◆ **Prompt**
Your copy of the material must match it exactly, except that pictures are dropped.

◆ **Collected material**
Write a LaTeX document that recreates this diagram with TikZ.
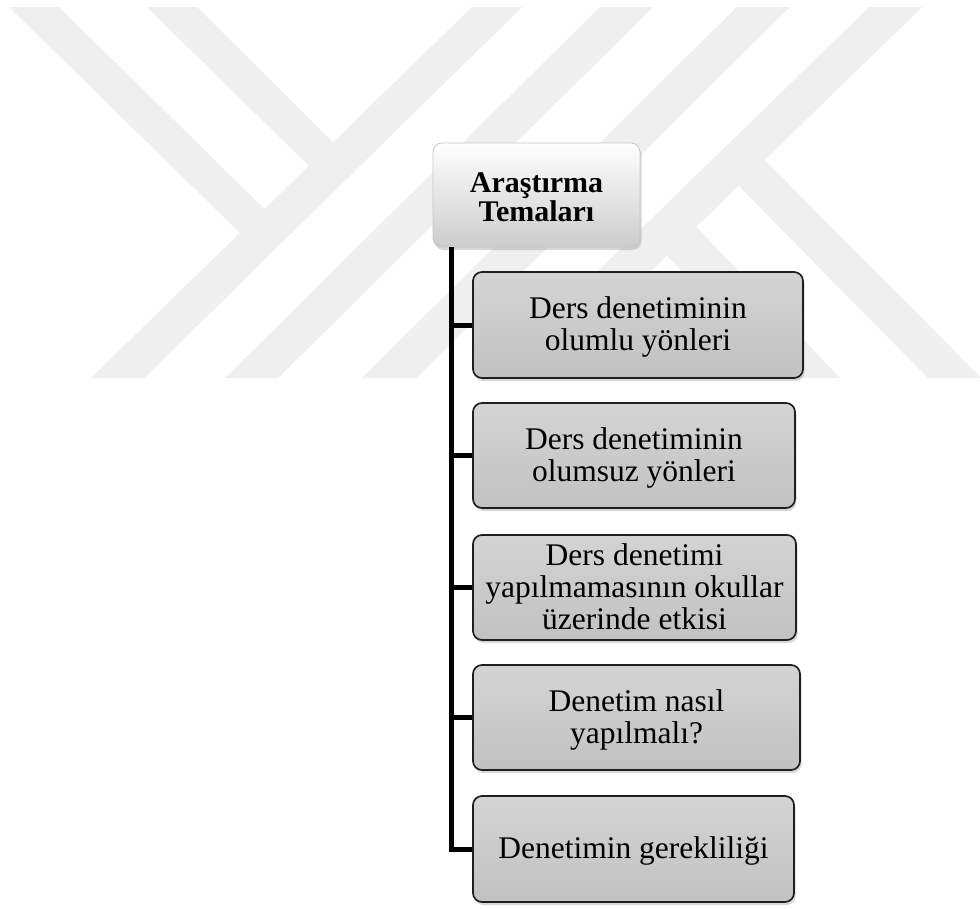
\documentclass[tikz,border=0pt]{standalone}
\usepackage{fontspec}
\setmainfont{Liberation Serif}
\usetikzlibrary{shadows,calc}
\definecolor{wm}{RGB}{239,239,239}
\newcommand\mytopst[1]{\rule{0pt}{#1}}
\newcommand\mybotst[1]{\rule[-#1]{0pt}{#1}}
\begin{document}
\begin{tikzpicture}[x=1pt,y=-1pt,
  rootbox/.style={draw=black!22, line width=0.8pt, rounded corners=9pt,
    top color=white, bottom color=black!20, inner sep=0pt, align=center,
    font=\fontsize{30}{29}\selectfont\bfseries,
    drop shadow={shadow xshift=1.5pt, shadow yshift=-3pt, opacity=0.3}},
  childbox/.style={draw=black!88, line width=1.7pt, rounded corners=9pt,
    top color=black!17, bottom color=black!24, inner sep=0pt, align=center,
    font=\fontsize{31.5}{32}\selectfont,
    drop shadow={shadow xshift=1.5pt, shadow yshift=-3pt, opacity=0.3}},
  conn/.style={line width=5pt, black},
  stripe/.style={fill=wm}]
\useasboundingbox (0,0) rectangle (980,908);
\fill[white] (0,0) rectangle (980,908);
% watermark
\fill[stripe] (9,7) -- (59,7) -- (289,233) -- (240,233) -- cycle;
\fill[stripe] (147,7) -- (197,7) -- (358,167) -- (310,167) -- cycle;
\fill[stripe] (472,7) -- (522,7) -- (144,378) -- (91,378) -- cycle;
\fill[stripe] (600,7) -- (653,7) -- (278,378) -- (225,378) -- cycle;
\fill[stripe] (737,7) -- (790,7) -- (416,378) -- (362,378) -- cycle;
\fill[stripe] (869,7) -- (922,7) -- (541,378) -- (488,378) -- cycle;
\fill[stripe] (730,177) -- (757,152) -- (980,377) -- (980,378) -- (928,378) -- cycle;
\fill[stripe] (688,218) -- (840,378) -- (784,378) -- (657,245) -- cycle;
% nodes
\node[rootbox, minimum width=207pt, minimum height=104pt] (root) at (536.5,195) {\mytopst{25pt}Araştırma\\Temaları};
\node[childbox, minimum width=330pt, minimum height=106pt] (c1) at (638,325) {\mytopst{27pt}Ders denetiminin\\olumlu yönleri\mybotst{8pt}};
\node[childbox, minimum width=322pt, minimum height=105pt] (c2) at (634,455.5) {\mytopst{27pt}Ders denetiminin\\olumsuz yönleri\mybotst{8pt}};
\node[childbox, minimum width=323pt, minimum height=105pt] (c3) at (634.5,587.5) {\mytopst{27pt}Ders denetimi\\yapılmamasının okullar\\üzerinde etkisi\mybotst{8pt}};
\node[childbox, minimum width=327pt, minimum height=105pt] (c4) at (636.5,717.5) {\mytopst{27pt}Denetim nasıl\\yapılmalı?\mybotst{8pt}};
\node[childbox, minimum width=321pt, minimum height=106pt] (c5) at (633.5,849) {\mytopst{27pt}Denetimin gerekliliği\mybotst{8pt}};
% connectors
\coordinate (trunk) at ($(root.south west)+(19,0)$);
\draw[conn] (trunk) |- (c5.west);
\foreach \n in {c1,c2,c3,c4} \draw[conn] (\n.west) -- (\n.west -| trunk);
\end{tikzpicture}
\end{document}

◆ **Final result**
Write a LaTeX document that recreates this diagram with TikZ.
\documentclass[tikz,border=0pt]{standalone}
\usepackage{fontspec}
\setmainfont{Liberation Serif}
\usetikzlibrary{shadows,calc}
\definecolor{wm}{RGB}{239,239,239}
\newcommand\mytopst[1]{\rule{0pt}{#1}}
\newcommand\mybotst[1]{\rule[-#1]{0pt}{#1}}
\begin{document}
\begin{tikzpicture}[x=1pt,y=-1pt,
  rootbox/.style={draw=black!22, line width=0.8pt, rounded corners=9pt,
    top color=white, bottom color=black!20, inner sep=0pt, align=center,
    font=\fontsize{30}{29}\selectfont\bfseries,
    drop shadow={shadow xshift=1.5pt, shadow yshift=-3pt, opacity=0.3}},
  childbox/.style={draw=black!88, line width=1.7pt, rounded corners=9pt,
    top color=black!17, bottom color=black!24, inner sep=0pt, align=center,
    font=\fontsize{31.5}{32}\selectfont,
    drop shadow={shadow xshift=1.5pt, shadow yshift=-3pt, opacity=0.3}},
  conn/.style={line width=5pt, black},
  stripe/.style={fill=wm}]
\useasboundingbox (0,0) rectangle (980,908);
\fill[white] (0,0) rectangle (980,908);
% watermark
\fill[stripe] (9,7) -- (59,7) -- (289,233) -- (240,233) -- cycle;
\fill[stripe] (147,7) -- (197,7) -- (358,167) -- (310,167) -- cycle;
\fill[stripe] (472,7) -- (522,7) -- (144,378) -- (91,378) -- cycle;
\fill[stripe] (600,7) -- (653,7) -- (278,378) -- (225,378) -- cycle;
\fill[stripe] (737,7) -- (790,7) -- (416,378) -- (362,378) -- cycle;
\fill[stripe] (869,7) -- (922,7) -- (541,378) -- (488,378) -- cycle;
\fill[stripe] (730,177) -- (757,152) -- (980,377) -- (980,378) -- (928,378) -- cycle;
\fill[stripe] (688,218) -- (840,378) -- (784,378) -- (657,245) -- cycle;
% nodes
\node[rootbox, minimum width=207pt, minimum height=104pt] (root) at (536.5,195) {\mytopst{25pt}Araştırma\\Temaları};
\node[childbox, minimum width=330pt, minimum height=106pt] (c1) at (638,325) {\mytopst{27pt}Ders denetiminin\\olumlu yönleri\mybotst{8pt}};
\node[childbox, minimum width=322pt, minimum height=105pt] (c2) at (634,455.5) {\mytopst{27pt}Ders denetiminin\\olumsuz yönleri\mybotst{8pt}};
\node[childbox, minimum width=323pt, minimum height=105pt] (c3) at (634.5,587.5) {\mytopst{27pt}Ders denetimi\\yapılmamasının okullar\\üzerinde etkisi\mybotst{8pt}};
\node[childbox, minimum width=327pt, minimum height=105pt] (c4) at (636.5,717.5) {\mytopst{27pt}Denetim nasıl\\yapılmalı?\mybotst{8pt}};
\node[childbox, minimum width=321pt, minimum height=106pt] (c5) at (633.5,849) {\mytopst{27pt}Denetimin gerekliliği\mybotst{8pt}};
% connectors
\coordinate (trunk) at ($(root.south west)+(19,0)$);
\draw[conn] (trunk) |- (c5.west);
\foreach \n in {c1,c2,c3,c4} \draw[conn] (\n.west) -- (\n.west -| trunk);
\end{tikzpicture}
\end{document}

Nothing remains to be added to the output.